§ What needs to be done
Give the number of lines in the listing below that include the word "this", with nothing more.

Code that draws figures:
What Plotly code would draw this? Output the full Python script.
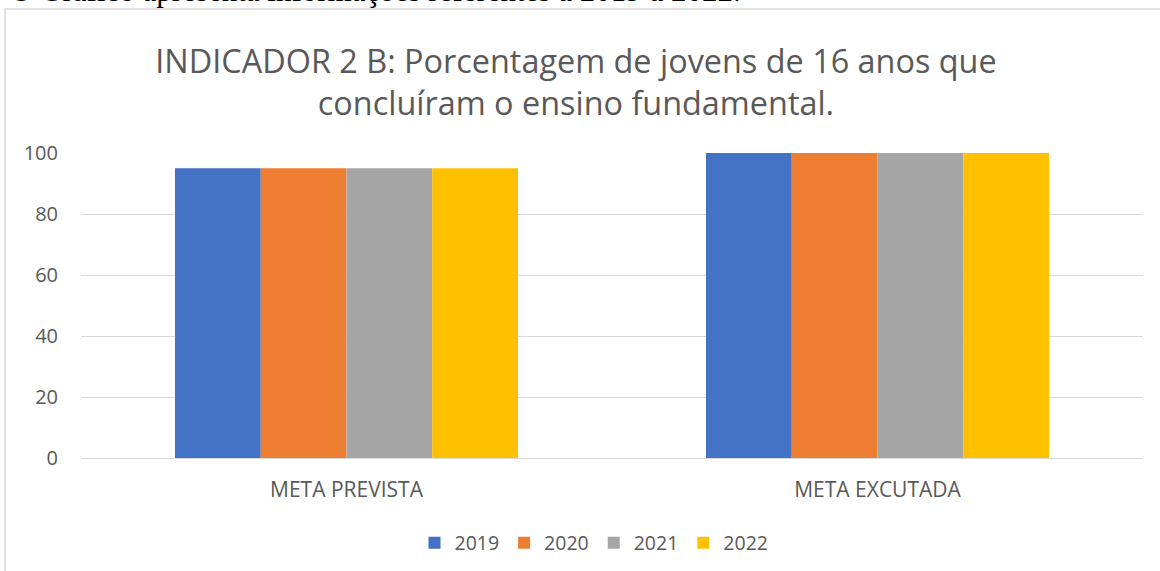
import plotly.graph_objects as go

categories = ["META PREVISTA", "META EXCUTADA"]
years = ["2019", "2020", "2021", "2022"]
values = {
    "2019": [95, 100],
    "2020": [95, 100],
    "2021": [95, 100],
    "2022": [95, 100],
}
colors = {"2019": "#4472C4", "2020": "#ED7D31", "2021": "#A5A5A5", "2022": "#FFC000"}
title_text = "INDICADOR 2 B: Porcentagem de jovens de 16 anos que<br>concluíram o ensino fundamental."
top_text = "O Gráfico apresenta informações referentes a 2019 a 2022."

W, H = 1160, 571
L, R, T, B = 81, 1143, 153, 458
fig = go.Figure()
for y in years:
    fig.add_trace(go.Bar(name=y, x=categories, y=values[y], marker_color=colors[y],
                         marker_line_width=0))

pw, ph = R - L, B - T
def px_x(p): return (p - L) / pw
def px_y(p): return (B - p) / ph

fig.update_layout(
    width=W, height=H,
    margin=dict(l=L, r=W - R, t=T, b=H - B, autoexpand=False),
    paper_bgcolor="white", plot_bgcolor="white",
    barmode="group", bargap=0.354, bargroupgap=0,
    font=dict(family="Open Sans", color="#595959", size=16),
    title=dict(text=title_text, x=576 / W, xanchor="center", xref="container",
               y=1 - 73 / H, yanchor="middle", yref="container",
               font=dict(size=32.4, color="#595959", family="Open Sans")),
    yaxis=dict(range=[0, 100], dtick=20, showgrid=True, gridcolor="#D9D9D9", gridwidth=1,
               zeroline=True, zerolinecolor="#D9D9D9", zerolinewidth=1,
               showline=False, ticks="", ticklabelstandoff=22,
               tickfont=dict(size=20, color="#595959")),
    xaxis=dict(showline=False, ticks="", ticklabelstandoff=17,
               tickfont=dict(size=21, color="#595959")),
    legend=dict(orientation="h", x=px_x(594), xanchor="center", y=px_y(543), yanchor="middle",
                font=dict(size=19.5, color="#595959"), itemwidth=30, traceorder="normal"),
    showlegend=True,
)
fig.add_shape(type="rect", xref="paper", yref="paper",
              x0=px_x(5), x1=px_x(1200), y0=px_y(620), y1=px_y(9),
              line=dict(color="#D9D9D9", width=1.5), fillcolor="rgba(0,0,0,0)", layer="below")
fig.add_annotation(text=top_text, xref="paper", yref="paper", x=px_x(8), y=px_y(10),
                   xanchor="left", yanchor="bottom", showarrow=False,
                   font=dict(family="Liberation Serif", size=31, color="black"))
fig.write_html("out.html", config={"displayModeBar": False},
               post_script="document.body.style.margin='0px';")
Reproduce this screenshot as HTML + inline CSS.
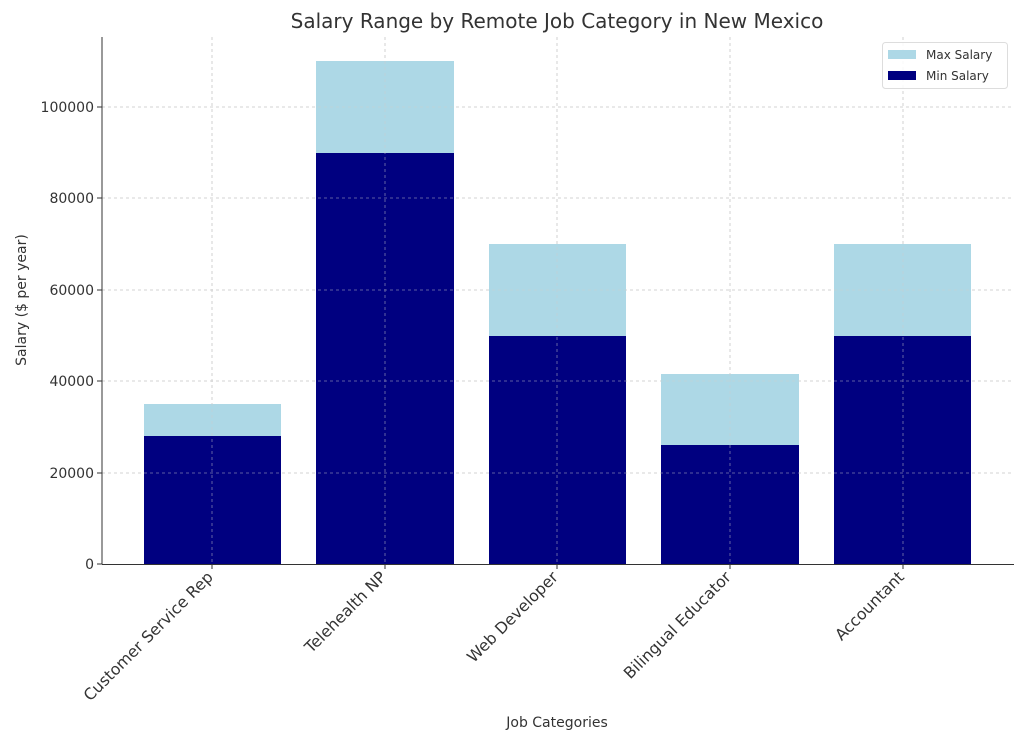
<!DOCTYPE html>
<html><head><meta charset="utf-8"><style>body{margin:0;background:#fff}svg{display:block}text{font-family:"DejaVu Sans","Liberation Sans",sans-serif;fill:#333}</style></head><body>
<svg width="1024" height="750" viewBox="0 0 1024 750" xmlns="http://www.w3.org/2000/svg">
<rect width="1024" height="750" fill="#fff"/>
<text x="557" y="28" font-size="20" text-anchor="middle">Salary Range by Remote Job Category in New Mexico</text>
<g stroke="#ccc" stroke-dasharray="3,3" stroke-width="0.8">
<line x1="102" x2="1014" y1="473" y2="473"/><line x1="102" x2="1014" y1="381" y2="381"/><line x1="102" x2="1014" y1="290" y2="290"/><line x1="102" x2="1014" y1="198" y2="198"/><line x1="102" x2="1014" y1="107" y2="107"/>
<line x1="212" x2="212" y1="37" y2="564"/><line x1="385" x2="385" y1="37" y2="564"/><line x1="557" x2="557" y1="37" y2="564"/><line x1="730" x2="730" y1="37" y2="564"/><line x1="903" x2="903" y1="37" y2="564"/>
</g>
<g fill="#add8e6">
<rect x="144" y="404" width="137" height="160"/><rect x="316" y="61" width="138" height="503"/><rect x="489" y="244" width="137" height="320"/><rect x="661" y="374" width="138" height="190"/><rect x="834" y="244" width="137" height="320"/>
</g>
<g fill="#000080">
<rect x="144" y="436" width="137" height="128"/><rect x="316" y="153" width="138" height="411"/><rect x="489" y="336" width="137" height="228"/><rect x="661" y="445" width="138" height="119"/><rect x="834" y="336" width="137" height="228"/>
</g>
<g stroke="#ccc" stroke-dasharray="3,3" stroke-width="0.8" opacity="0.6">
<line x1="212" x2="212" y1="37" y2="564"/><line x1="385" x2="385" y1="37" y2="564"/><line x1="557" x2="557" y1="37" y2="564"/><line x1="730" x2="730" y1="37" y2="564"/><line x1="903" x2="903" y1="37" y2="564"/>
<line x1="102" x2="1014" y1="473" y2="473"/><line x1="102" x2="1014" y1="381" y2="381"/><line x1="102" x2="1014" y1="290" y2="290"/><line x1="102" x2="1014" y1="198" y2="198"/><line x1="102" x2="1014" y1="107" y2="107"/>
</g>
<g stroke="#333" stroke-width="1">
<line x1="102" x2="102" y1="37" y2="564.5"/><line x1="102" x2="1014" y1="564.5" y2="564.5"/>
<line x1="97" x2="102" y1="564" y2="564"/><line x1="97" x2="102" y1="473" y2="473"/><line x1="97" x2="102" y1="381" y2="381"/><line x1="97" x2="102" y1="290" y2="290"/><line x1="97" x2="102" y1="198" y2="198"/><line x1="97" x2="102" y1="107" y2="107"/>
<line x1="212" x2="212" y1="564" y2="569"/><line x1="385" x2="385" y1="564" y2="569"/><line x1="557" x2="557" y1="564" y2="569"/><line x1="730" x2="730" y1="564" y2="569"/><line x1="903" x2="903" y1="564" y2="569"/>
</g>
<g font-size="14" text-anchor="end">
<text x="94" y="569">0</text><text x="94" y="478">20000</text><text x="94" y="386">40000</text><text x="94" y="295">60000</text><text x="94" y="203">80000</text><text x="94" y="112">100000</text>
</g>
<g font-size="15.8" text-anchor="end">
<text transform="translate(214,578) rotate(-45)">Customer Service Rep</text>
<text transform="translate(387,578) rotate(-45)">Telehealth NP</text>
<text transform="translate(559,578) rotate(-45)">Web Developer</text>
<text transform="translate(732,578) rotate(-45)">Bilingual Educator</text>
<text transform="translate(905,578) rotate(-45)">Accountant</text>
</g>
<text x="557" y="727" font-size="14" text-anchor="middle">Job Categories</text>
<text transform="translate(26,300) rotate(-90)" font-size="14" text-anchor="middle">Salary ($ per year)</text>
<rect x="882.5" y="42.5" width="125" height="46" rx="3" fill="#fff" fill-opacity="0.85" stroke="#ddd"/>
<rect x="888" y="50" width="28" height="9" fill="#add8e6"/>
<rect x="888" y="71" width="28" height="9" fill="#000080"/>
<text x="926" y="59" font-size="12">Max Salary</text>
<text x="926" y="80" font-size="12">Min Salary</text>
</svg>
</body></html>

§ Correct answer
2